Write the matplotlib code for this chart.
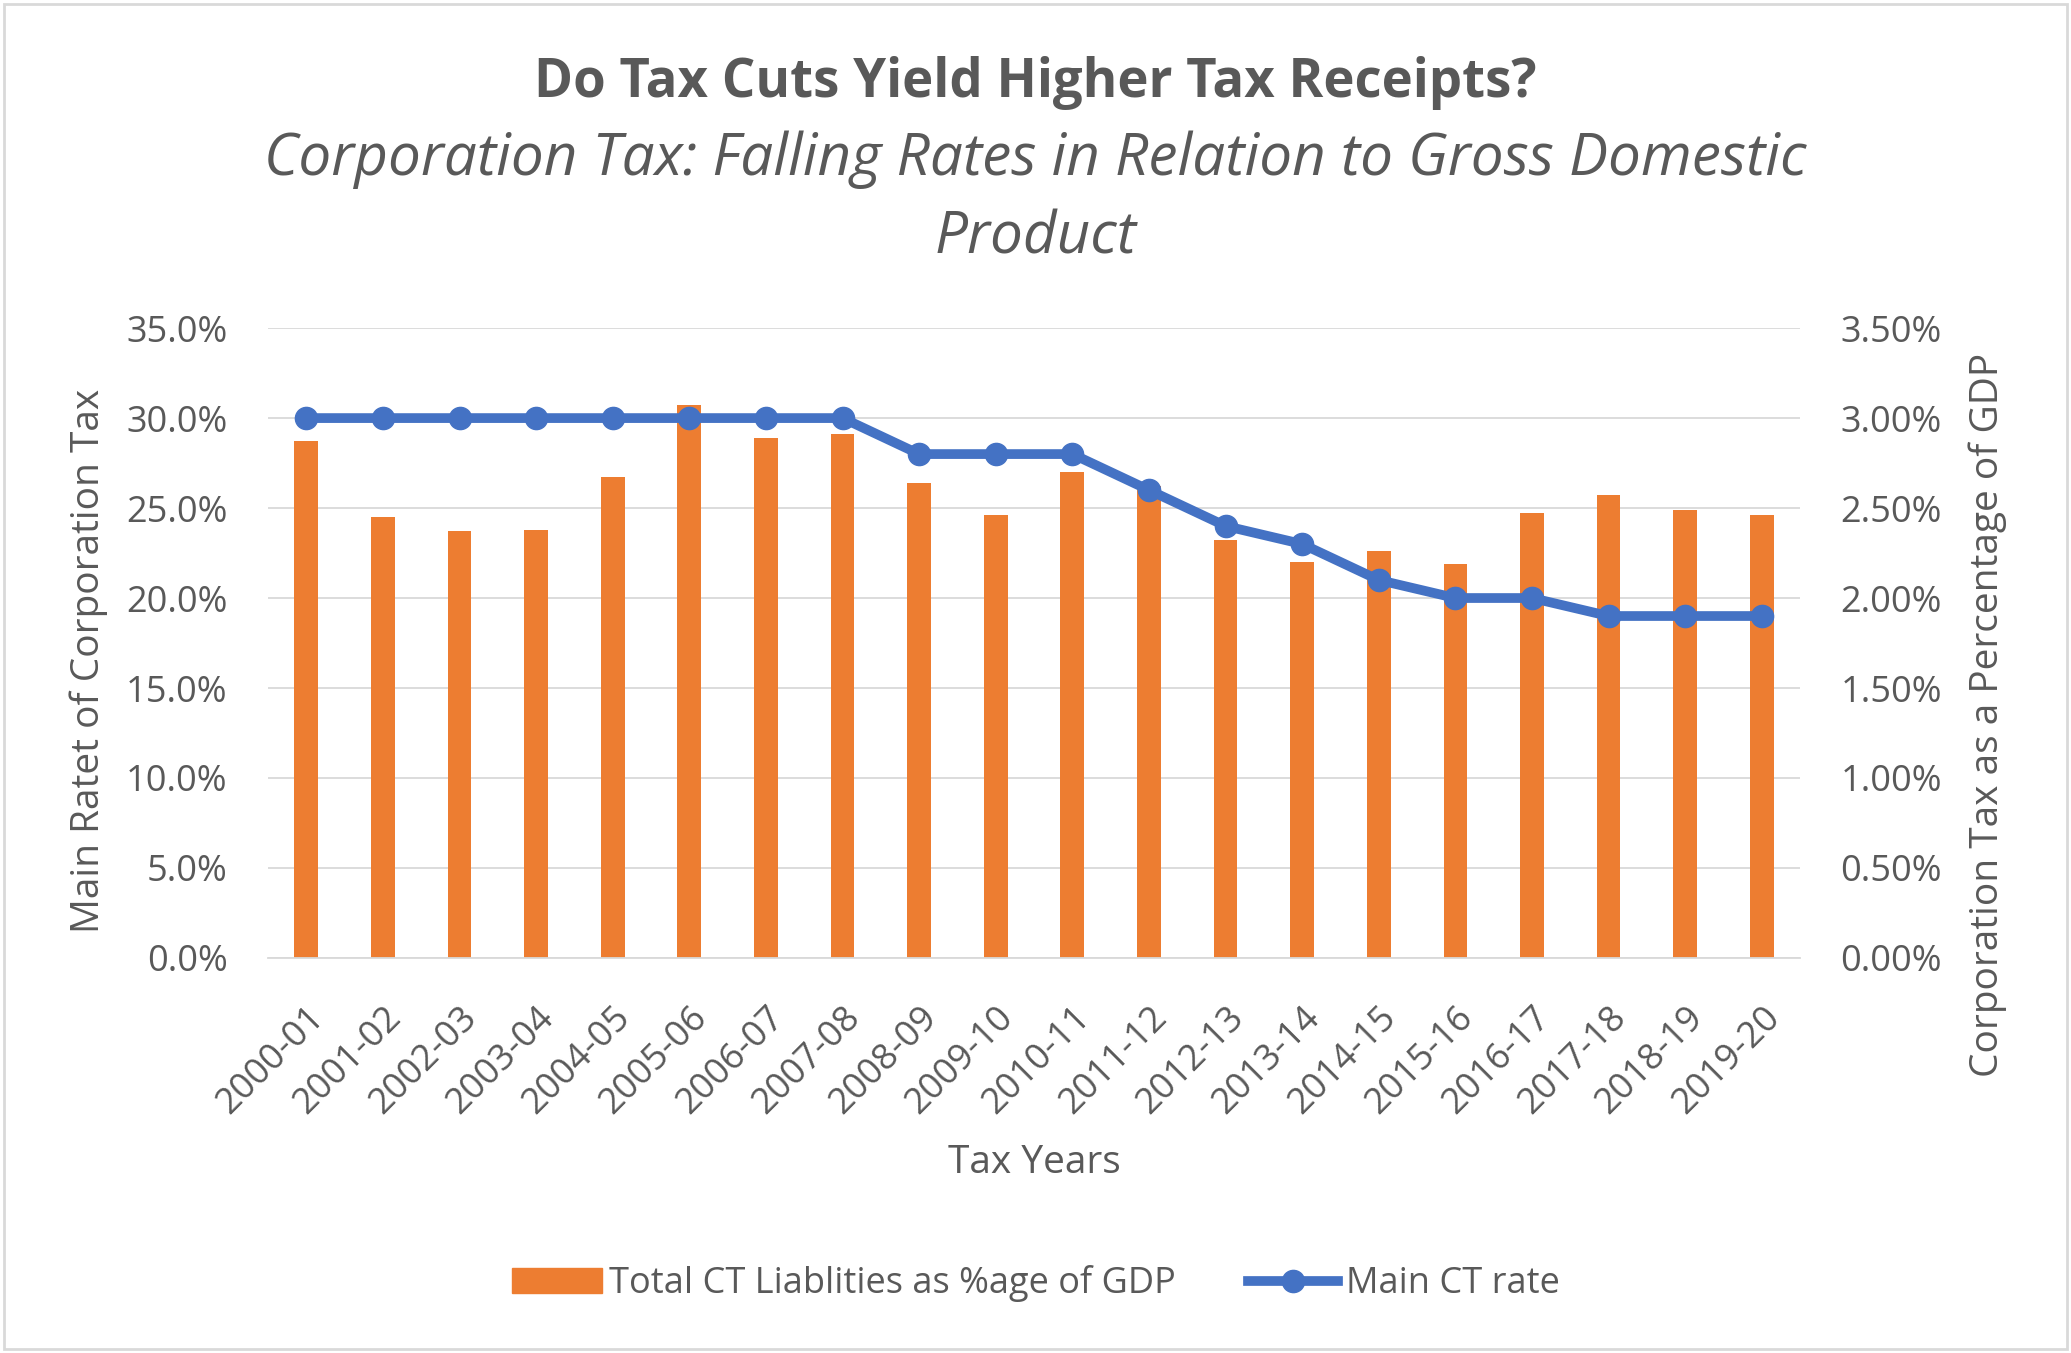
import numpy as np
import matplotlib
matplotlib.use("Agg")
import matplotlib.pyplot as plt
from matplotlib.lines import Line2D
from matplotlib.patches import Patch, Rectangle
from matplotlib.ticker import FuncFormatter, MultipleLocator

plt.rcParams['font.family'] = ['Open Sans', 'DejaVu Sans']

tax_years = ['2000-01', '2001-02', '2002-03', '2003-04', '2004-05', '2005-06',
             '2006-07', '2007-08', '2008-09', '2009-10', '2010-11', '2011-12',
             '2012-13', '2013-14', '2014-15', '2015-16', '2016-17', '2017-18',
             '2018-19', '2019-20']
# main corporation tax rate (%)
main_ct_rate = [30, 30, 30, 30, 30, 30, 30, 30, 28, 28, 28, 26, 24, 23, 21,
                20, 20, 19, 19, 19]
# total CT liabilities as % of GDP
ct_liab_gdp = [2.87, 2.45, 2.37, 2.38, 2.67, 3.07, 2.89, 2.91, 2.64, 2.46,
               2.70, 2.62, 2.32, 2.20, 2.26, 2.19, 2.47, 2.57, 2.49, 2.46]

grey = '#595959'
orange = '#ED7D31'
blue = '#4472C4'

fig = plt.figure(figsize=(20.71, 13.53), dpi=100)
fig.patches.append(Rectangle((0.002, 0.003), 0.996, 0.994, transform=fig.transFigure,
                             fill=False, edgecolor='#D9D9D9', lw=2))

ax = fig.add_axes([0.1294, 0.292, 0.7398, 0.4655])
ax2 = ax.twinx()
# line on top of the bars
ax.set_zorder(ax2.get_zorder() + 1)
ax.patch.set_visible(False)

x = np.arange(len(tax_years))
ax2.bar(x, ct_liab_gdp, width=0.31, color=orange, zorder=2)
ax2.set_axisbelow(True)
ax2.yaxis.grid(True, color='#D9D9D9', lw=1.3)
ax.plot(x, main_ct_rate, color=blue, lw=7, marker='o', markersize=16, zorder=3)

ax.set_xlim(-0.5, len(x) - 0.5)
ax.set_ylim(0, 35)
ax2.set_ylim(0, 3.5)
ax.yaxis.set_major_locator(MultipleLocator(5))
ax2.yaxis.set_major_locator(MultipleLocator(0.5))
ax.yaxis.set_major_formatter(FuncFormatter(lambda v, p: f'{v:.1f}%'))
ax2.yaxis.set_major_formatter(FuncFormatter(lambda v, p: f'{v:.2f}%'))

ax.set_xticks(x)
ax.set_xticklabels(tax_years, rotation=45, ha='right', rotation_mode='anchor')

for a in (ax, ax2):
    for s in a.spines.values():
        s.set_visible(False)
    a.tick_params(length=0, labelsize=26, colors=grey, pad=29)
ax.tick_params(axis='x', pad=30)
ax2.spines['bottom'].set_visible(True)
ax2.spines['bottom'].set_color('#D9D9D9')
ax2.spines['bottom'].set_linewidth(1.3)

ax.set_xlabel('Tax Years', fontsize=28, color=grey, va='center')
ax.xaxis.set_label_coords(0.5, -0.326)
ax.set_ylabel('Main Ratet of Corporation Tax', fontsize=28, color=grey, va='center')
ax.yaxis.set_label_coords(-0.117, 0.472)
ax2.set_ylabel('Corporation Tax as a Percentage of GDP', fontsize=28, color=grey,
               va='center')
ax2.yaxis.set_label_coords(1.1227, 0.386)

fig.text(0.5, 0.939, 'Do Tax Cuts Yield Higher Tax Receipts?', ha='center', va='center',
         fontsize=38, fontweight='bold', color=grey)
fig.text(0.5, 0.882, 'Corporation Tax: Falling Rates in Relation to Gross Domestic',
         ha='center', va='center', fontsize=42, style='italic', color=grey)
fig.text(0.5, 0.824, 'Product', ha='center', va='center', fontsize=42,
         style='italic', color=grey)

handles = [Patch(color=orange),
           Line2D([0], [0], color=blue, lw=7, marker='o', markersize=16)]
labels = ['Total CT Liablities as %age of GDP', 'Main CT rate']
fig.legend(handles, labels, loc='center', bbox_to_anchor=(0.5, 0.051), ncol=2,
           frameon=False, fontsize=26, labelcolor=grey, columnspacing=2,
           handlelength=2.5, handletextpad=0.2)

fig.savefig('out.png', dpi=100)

________________________________________

The exercise →
Scan the material above. Return every line containing the string "matplotlib".

Answer for the task →
Write the matplotlib code for this chart.
import matplotlib
matplotlib.use("Agg")
import matplotlib.pyplot as plt
from matplotlib.lines import Line2D
from matplotlib.patches import Patch, Rectangle
from matplotlib.ticker import FuncFormatter, MultipleLocator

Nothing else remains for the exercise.